Using machine learning to integrate genetic and environmental data to model genotype-by-environment interactions

Complementing phenotypic traits and molecular markers with high-dimensional data such as climate and soil information is becoming a common practice in breeding programs. This study explored new ways to integrate non-genetic information in genomic prediction models using machine learning (ML). Using the multi-environment trial data from the Genomes To Fields initiative, different models to predict maize grain yield were adjusted using various inputs: genetic, environmental, or a combination of both, either in an additive (genetic-and-environmental; G+E) or a multiplicative (genotype-by-environment interaction; GEI) manner.

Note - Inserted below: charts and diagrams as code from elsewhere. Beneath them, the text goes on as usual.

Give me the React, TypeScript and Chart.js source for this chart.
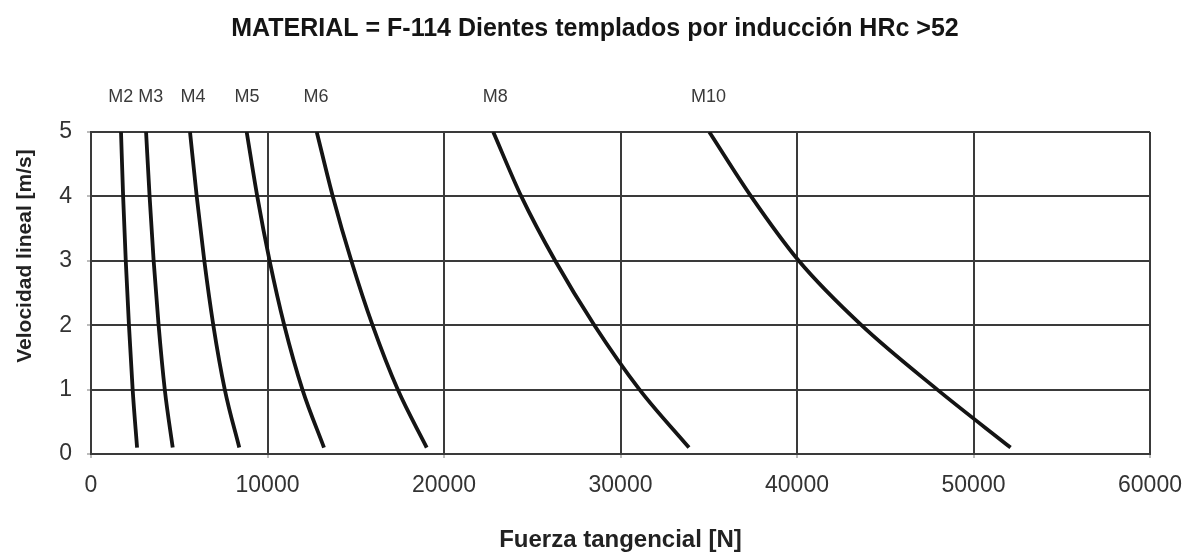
import { useEffect, useRef } from 'react';
import { Chart, registerables } from 'chart.js';

Chart.register(...registerables);

const FONT = '"Liberation Sans", Arial, Helvetica, sans-serif';

const chartTitle = 'MATERIAL = F-114 Dientes templados por inducción HRc >52';
const xAxisTitle = 'Fuerza tangencial [N]';
const yAxisTitle = 'Velocidad lineal [m/s]';

const moduleLabels = ['M2', 'M3', 'M4', 'M5', 'M6', 'M8', 'M10'];
// force value (N) above which each module label sits
const labelForce = [1690, 3390, 5780, 8840, 12750, 22900, 34980];
const velocity = [5, 4, 3, 2, 1, 0.1];
const forceM2 = [1700, 1820, 1970, 2150, 2360, 2610];
const forceM3 = [3120, 3320, 3550, 3830, 4180, 4630];
const forceM4 = [5610, 5990, 6420, 6930, 7580, 8400];
const forceM5 = [8820, 9420, 10120, 10950, 11980, 13200];
const forceM6 = [12790, 13700, 14750, 15950, 17380, 19020];
const forceM8 = [22790, 24380, 26300, 28520, 31080, 33880];
const forceM10 = [35030, 37400, 40100, 43650, 47950, 52100];

const xTicks = [0, 10000, 20000, 30000, 40000, 50000, 60000];
const yTicks = [0, 1, 2, 3, 4, 5];

export default function App() {
  const ref = useRef<HTMLCanvasElement>(null);

  useEffect(() => {
    document.body.style.margin = '0';
    const canvas = ref.current;
    if (!canvas) return;
    const seriesX = [forceM2, forceM3, forceM4, forceM5, forceM6, forceM8, forceM10];
    const datasets = moduleLabels.map((name, i) => ({
      label: name,
      data: seriesX[i].map((x, j) => ({ x, y: velocity[j] })),
      borderColor: '#141414',
      backgroundColor: '#141414',
      borderWidth: 3.8,
      pointRadius: 0,
      showLine: true,
      fill: false,
      cubicInterpolationMode: 'monotone' as const,
    }));

    const textPlugin = {
      id: 'texts',
      afterDraw(chart: any) {
        const ctx = chart.ctx;
        const xs = chart.scales.x;
        ctx.save();
        // main title
        ctx.fillStyle = '#151515';
        ctx.font = `bold 25px ${FONT}`;
        ctx.textAlign = 'center';
        ctx.textBaseline = 'alphabetic';
        ctx.fillText(chartTitle, 595, 36);
        // module labels above curves
        ctx.fillStyle = '#3a3a3a';
        ctx.font = `18px ${FONT}`;
        ctx.textBaseline = 'middle';
        moduleLabels.forEach((name, i) => {
          ctx.fillText(name, xs.getPixelForValue(labelForce[i]), 97);
        });
        // y-axis title
        ctx.translate(25, 256);
        ctx.rotate(-Math.PI / 2);
        ctx.fillStyle = '#222';
        ctx.font = `bold 21px ${FONT}`;
        ctx.textAlign = 'center';
        ctx.textBaseline = 'middle';
        ctx.fillText(yAxisTitle, 0, 0);
        ctx.restore();
      },
    };

    const chart = new Chart(canvas, {
      type: 'scatter',
      data: { datasets },
      options: {
        animation: false,
        responsive: false,
        layout: { padding: { top: 132, right: 42, left: 0, bottom: 0 } },
        plugins: {
          legend: { display: false },
          tooltip: { enabled: false },
        },
        scales: {
          x: {
            type: 'linear',
            min: 0,
            max: 60000,
            afterBuildTicks: (s: any) => {
              s.ticks = xTicks.map((v) => ({ value: v }));
            },
            ticks: {
              font: { family: FONT, size: 23 },
              color: '#333',
              padding: 14,
              maxRotation: 0,
              callback: (v: any) => String(v),
            },
            grid: { color: '#3a3a3a', lineWidth: 2, tickLength: 4, tickColor: '#bbb' },
            border: { color: '#3a3a3a', width: 2 },
            title: {
              display: true,
              text: xAxisTitle,
              font: { family: FONT, size: 24, weight: 'bold' },
              color: '#222',
              padding: { top: 0, bottom: 1 },
            },
            afterFit: (s: any) => {
              s.height = 102;
              s.paddingLeft = 0;
              s.paddingRight = 0;
            },
          },
          y: {
            type: 'linear',
            min: 0,
            max: 5,
            afterBuildTicks: (s: any) => {
              s.ticks = yTicks.map((v) => ({ value: v }));
            },
            ticks: {
              font: { family: FONT, size: 23 },
              color: '#333',
              padding: 15,
              callback: (v: any) => String(v),
            },
            grid: { color: '#3a3a3a', lineWidth: 2, tickLength: 4, tickColor: '#bbb' },
            border: { color: '#3a3a3a', width: 2 },
            afterFit: (s: any) => {
              s.width = 91;
              s.paddingTop = 0;
              s.paddingBottom = 0;
            },
          },
        },
      } as any,
      plugins: [textPlugin],
    });
    return () => chart.destroy();
  }, []);

  return (
    <div style={{ position: 'absolute', left: 0, top: 0, width: 1192, height: 556, background: '#fff' }}>
      <canvas ref={ref} width={1192} height={556} style={{ display: 'block' }} />
    </div>
  );
}
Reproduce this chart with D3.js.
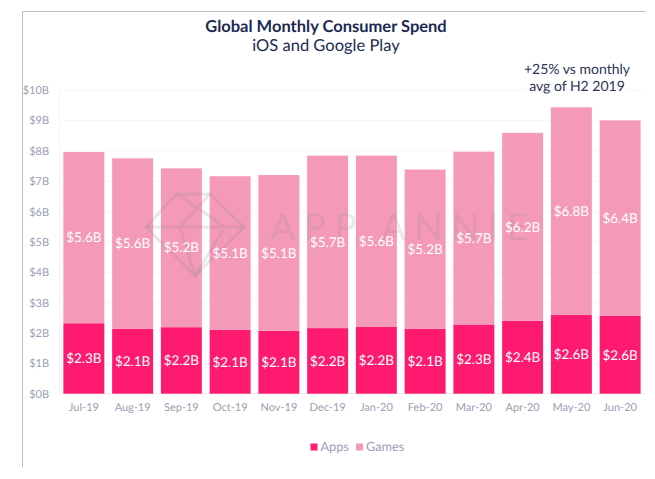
<!DOCTYPE html>
<html>
<head>
<meta charset="utf-8">
<script src="https://cdn.jsdelivr.net/npm/d3@7"></script>
<style>
html, body { margin: 0; padding: 0; background: #fff; }
text { font-family: Lato, "Open Sans", sans-serif; text-rendering: geometricPrecision; }
</style>
</head>
<body>
<script>
// values, $B
var months = ["Jul-19","Aug-19","Sep-19","Oct-19","Nov-19","Dec-19","Jan-20","Feb-20","Mar-20","Apr-20","May-20","Jun-20"];
var apps = [2.32,2.14,2.19,2.10,2.07,2.16,2.21,2.14,2.28,2.40,2.59,2.56];
var games = [5.64,5.61,5.23,5.06,5.13,5.68,5.63,5.24,5.69,6.19,6.84,6.44];
var yTicks = [0,1,2,3,4,5,6,7,8,9,10];
var seriesNames = ["Apps","Games"];
var seriesColors = ["#fe1a6f","#f599b8"];

var width = 655, height = 479;
var svg = d3.select("body").append("svg").attr("width", width).attr("height", height).style("display", "block");

var x = d3.scaleBand().domain(months).range([59.5, 644.5]).paddingInner(0.16).paddingOuter(0.08);
var y = d3.scaleLinear().domain([0, 10]).range([393.7, 90]);
var color = d3.scaleOrdinal().domain(seriesNames).range(seriesColors);

// frame of the screenshot
svg.append("path").attr("d", "M22.5,467V11.5H646").attr("fill", "none").attr("stroke", "#bcbcbc").attr("stroke-width", 1);

// gridlines
svg.append("g").selectAll("line").data(yTicks).enter().append("line")
    .attr("x1", 59.5).attr("x2", 645)
    .attr("y1", function(d) { return y(d); })
    .attr("y2", function(d) { return y(d); })
    .attr("stroke", function(d) { return d == 0 ? "#e9ebf1" : "#f6f6f8"; });
svg.append("line").attr("x1", 59.5).attr("x2", 59.5).attr("y1", y(10)).attr("y2", y(0)).attr("stroke", "#f3f3f6");

// axes
var yAxis = d3.axisLeft(y).tickValues(yTicks).tickSize(0).tickPadding(0).tickFormat(function(d) { return "$" + d + "B"; });
var gy = svg.append("g").attr("transform", "translate(49,0)").call(yAxis);
gy.select(".domain").remove();
gy.selectAll("text").attr("fill", "#99a0b3").style("font-size", "11px").style("font-family", "Lato");

var xAxis = d3.axisBottom(x).tickSize(0).tickPadding(0);
var gx = svg.append("g").attr("transform", "translate(0,403.5)").call(xAxis);
gx.select(".domain").remove();
gx.selectAll("text").attr("fill", "#99a0b3").style("font-size", "11px").style("font-family", "Lato");

// stacked bars
var rows = months.map(function(m, i) { return {month: m, Apps: apps[i], Games: games[i]}; });
var stacked = d3.stack().keys(seriesNames)(rows);

var layer = svg.append("g").selectAll("g").data(stacked).enter().append("g")
    .attr("fill", function(d) { return color(d.key); });
layer.selectAll("rect").data(function(d) { return d; }).enter().append("rect")
    .attr("x", function(d) { return x(d.data.month); })
    .attr("width", x.bandwidth())
    .attr("y", function(d) { return y(d[1]); })
    .attr("height", function(d) { return y(d[0]) - y(d[1]); });

// watermark sits over the bars
var mark = svg.append("g").attr("fill", "none").attr("stroke", "#8e8e99").attr("stroke-opacity", 0.2).attr("stroke-width", 3);
mark.append("path").attr("d", "M146,227 L177,194 L210,194 L244,227 L195,276 Z");
mark.append("path").attr("d", "M146,227 H244 M177,194 L225,227 L195,276 L180,227 L210,194");
svg.append("text").attr("x", 270).attr("y", 240).text("APP ANNIE")
    .attr("fill", "#8e8e99").attr("fill-opacity", 0.2)
    .style("font-size", "37px").style("letter-spacing", "8.5px");

// value labels
var labels = svg.append("g").selectAll("g").data(stacked).enter().append("g");
labels.selectAll("text").data(function(d) { return d; }).enter().append("text")
    .attr("x", function(d) { return x(d.data.month) + x.bandwidth() / 2; })
    .attr("y", function(d) { return (y(d[0]) + y(d[1])) / 2; })
    .attr("dy", ".35em")
    .attr("text-anchor", "middle")
    .attr("fill", "#fff")
    .style("font-size", "13.5px")
    .text(function(d) { return "$" + (d[1] - d[0]).toFixed(1) + "B"; });

// titles
svg.append("text").attr("x", 326).attr("y", 31.5).attr("text-anchor", "middle")
    .attr("fill", "#1c2a53").style("font-size", "16.5px").style("font-weight", "700")
    .text("Global Monthly Consumer Spend");
svg.append("text").attr("x", 326).attr("y", 51).attr("text-anchor", "middle")
    .attr("fill", "#1c2a53").style("font-size", "16.5px")
    .text("iOS and Google Play");

// note above the peak
svg.append("text").attr("x", 577).attr("y", 74).attr("text-anchor", "middle")
    .attr("fill", "#2b3656").style("font-size", "14px").text("+25% vs monthly");
svg.append("text").attr("x", 577).attr("y", 91).attr("text-anchor", "middle")
    .attr("fill", "#2b3656").style("font-size", "14px").text("avg of H2 2019");

// legend
var legend = svg.append("g").selectAll("g").data(seriesNames).enter().append("g")
    .attr("transform", function(d, i) { return "translate(" + [310.5, 356][i] + ",447)"; });
legend.append("rect").attr("y", -3.5).attr("width", 7).attr("height", 7)
    .attr("fill", function(d) { return color(d); });
legend.append("text").attr("x", 10).attr("dy", ".35em")
    .attr("fill", "#99a0b3").style("font-size", "12.7px")
    .text(function(d) { return d; });
</script>
</body>
</html>
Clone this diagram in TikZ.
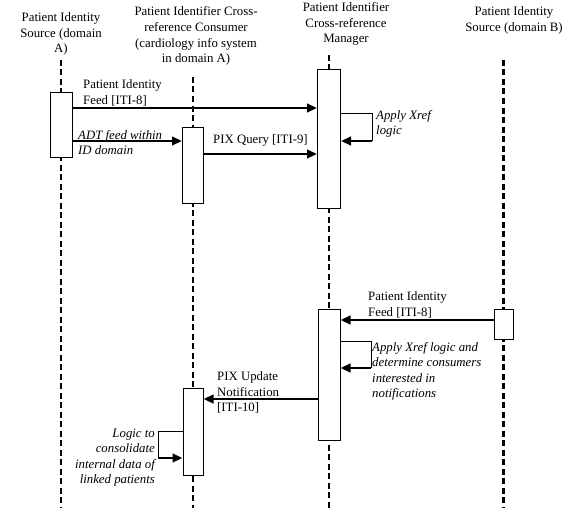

When including environmental data, the mean predictive ability of machine learning genomic prediction models increased from 7-9% over the well-established Factor Analytic Multiplicative Mixed Model (FA) among the three cross-validation scenarios evaluated. Moreover, using the G+E model was more advantageous than the GEI model given the superior, or at least comparable, predictive ability, the lower usage of computational memory and time, and the flexibility of accounting for interactions by construction. Our results illustrate the flexibility provided by the ML framework, particularly with feature engineering. We show that the featured engineering stage offers a viable option for envirotyping and generates valuable information for machine learning-based genomic prediction models. Furthermore, we verified that the genotype-by-environment interactions may be considered using tree-based approaches without explicitly including interactions in the model. These findings support the growing interest in merging high-dimensional genotypic and environmental data into predictive modeling. ### Competing Interest Statement The authors have declared no competing interest.